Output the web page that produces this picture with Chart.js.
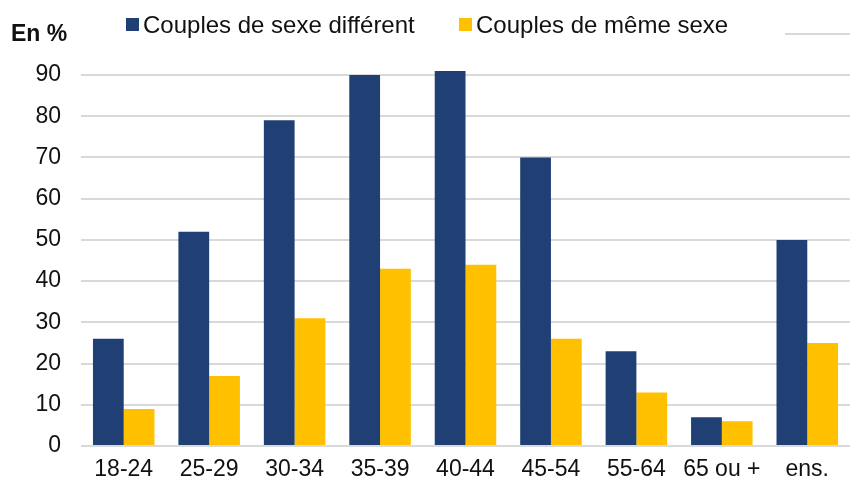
<!DOCTYPE html>
<html>
<head>
<meta charset="utf-8">
<script src="https://cdn.jsdelivr.net/npm/chart.js@4/dist/chart.umd.min.js"></script>
<style>
  html, body { margin: 0; padding: 0; background: #fff; }
  #wrap { width: 850px; height: 484px; }
</style>
</head>
<body>
<div id="wrap"><canvas id="chart"></canvas></div>
<script>
// Data
const categories = ['18-24', '25-29', '30-34', '35-39', '40-44', '45-54', '55-64', '65 ou +', 'ens.'];
const differentSex = [26, 52, 79, 90, 91, 70, 23, 7, 50];
const sameSex = [9, 17, 31, 43, 44, 26, 13, 6, 25];
const seriesLabels = ['Couples de sexe différent', 'Couples de même sexe'];

const NAVY = '#203f74';
const YELLOW = '#ffc000';
const FONT = '"Liberation Sans", Arial, sans-serif';

// Custom legend + "En %" label drawn on top (covers the 100 gridline like the original)
const topLegend = {
  id: 'topLegend',
  afterDraw(chart) {
    const ctx = chart.ctx;
    ctx.save();
    ctx.fillStyle = '#fff';
    ctx.fillRect(0, 8, 785, 44);

    ctx.font = 'bold 23px ' + FONT;
    ctx.fillStyle = '#111';
    ctx.textBaseline = 'middle';
    ctx.fillText('En %', 11, 35);

    ctx.font = '24px ' + FONT;
    const items = [
      { x: 126, color: NAVY, text: seriesLabels[0] },
      { x: 459, color: YELLOW, text: seriesLabels[1] }
    ];
    items.forEach(it => {
      ctx.fillStyle = it.color;
      ctx.fillRect(it.x, 18, 13, 13);
      ctx.fillStyle = '#111';
      ctx.fillText(it.text, it.x + 17, 26);
    });
    ctx.restore();
  }
};

new Chart(document.getElementById('chart'), {
  type: 'bar',
  data: {
    labels: categories,
    datasets: [
      { label: seriesLabels[0], data: differentSex, backgroundColor: NAVY, categoryPercentage: 0.72, barPercentage: 1.0 },
      { label: seriesLabels[1], data: sameSex, backgroundColor: YELLOW, categoryPercentage: 0.72, barPercentage: 1.0 }
    ]
  },
  options: {
    responsive: true,
    maintainAspectRatio: false,
    animation: false,
    layout: { padding: { top: 19, right: 0, left: 0, bottom: 0 } },
    plugins: {
      legend: { display: false },
      tooltip: { enabled: false }
    },
    scales: {
      x: {
        afterFit(scale) { scale.height = 38; },
        grid: { display: false, drawTicks: false },
        border: { display: false },
        ticks: { color: '#111', font: { family: FONT, size: 23 }, padding: 10 }
      },
      y: {
        min: 0,
        max: 100,
        afterFit(scale) { scale.width = 81; },
        grid: { color: '#d9d9d9', lineWidth: 2, drawTicks: false },
        border: { display: false },
        ticks: {
          stepSize: 10,
          color: '#111',
          padding: 20,
          font: { family: FONT, size: 23 },
          callback: v => (v === 100 ? '' : v)
        }
      }
    }
  },
  plugins: [topLegend]
});
</script>
</body>
</html>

> Short problem
Transcribe the full listing above exactly, with the images removed.

> The reply
Output the web page that produces this picture with Chart.js.
<!DOCTYPE html>
<html>
<head>
<meta charset="utf-8">
<script src="https://cdn.jsdelivr.net/npm/chart.js@4/dist/chart.umd.min.js"></script>
<style>
  html, body { margin: 0; padding: 0; background: #fff; }
  #wrap { width: 850px; height: 484px; }
</style>
</head>
<body>
<div id="wrap"><canvas id="chart"></canvas></div>
<script>
// Data
const categories = ['18-24', '25-29', '30-34', '35-39', '40-44', '45-54', '55-64', '65 ou +', 'ens.'];
const differentSex = [26, 52, 79, 90, 91, 70, 23, 7, 50];
const sameSex = [9, 17, 31, 43, 44, 26, 13, 6, 25];
const seriesLabels = ['Couples de sexe différent', 'Couples de même sexe'];

const NAVY = '#203f74';
const YELLOW = '#ffc000';
const FONT = '"Liberation Sans", Arial, sans-serif';

// Custom legend + "En %" label drawn on top (covers the 100 gridline like the original)
const topLegend = {
  id: 'topLegend',
  afterDraw(chart) {
    const ctx = chart.ctx;
    ctx.save();
    ctx.fillStyle = '#fff';
    ctx.fillRect(0, 8, 785, 44);

    ctx.font = 'bold 23px ' + FONT;
    ctx.fillStyle = '#111';
    ctx.textBaseline = 'middle';
    ctx.fillText('En %', 11, 35);

    ctx.font = '24px ' + FONT;
    const items = [
      { x: 126, color: NAVY, text: seriesLabels[0] },
      { x: 459, color: YELLOW, text: seriesLabels[1] }
    ];
    items.forEach(it => {
      ctx.fillStyle = it.color;
      ctx.fillRect(it.x, 18, 13, 13);
      ctx.fillStyle = '#111';
      ctx.fillText(it.text, it.x + 17, 26);
    });
    ctx.restore();
  }
};

new Chart(document.getElementById('chart'), {
  type: 'bar',
  data: {
    labels: categories,
    datasets: [
      { label: seriesLabels[0], data: differentSex, backgroundColor: NAVY, categoryPercentage: 0.72, barPercentage: 1.0 },
      { label: seriesLabels[1], data: sameSex, backgroundColor: YELLOW, categoryPercentage: 0.72, barPercentage: 1.0 }
    ]
  },
  options: {
    responsive: true,
    maintainAspectRatio: false,
    animation: false,
    layout: { padding: { top: 19, right: 0, left: 0, bottom: 0 } },
    plugins: {
      legend: { display: false },
      tooltip: { enabled: false }
    },
    scales: {
      x: {
        afterFit(scale) { scale.height = 38; },
        grid: { display: false, drawTicks: false },
        border: { display: false },
        ticks: { color: '#111', font: { family: FONT, size: 23 }, padding: 10 }
      },
      y: {
        min: 0,
        max: 100,
        afterFit(scale) { scale.width = 81; },
        grid: { color: '#d9d9d9', lineWidth: 2, drawTicks: false },
        border: { display: false },
        ticks: {
          stepSize: 10,
          color: '#111',
          padding: 20,
          font: { family: FONT, size: 23 },
          callback: v => (v === 100 ? '' : v)
        }
      }
    }
  },
  plugins: [topLegend]
});
</script>
</body>
</html>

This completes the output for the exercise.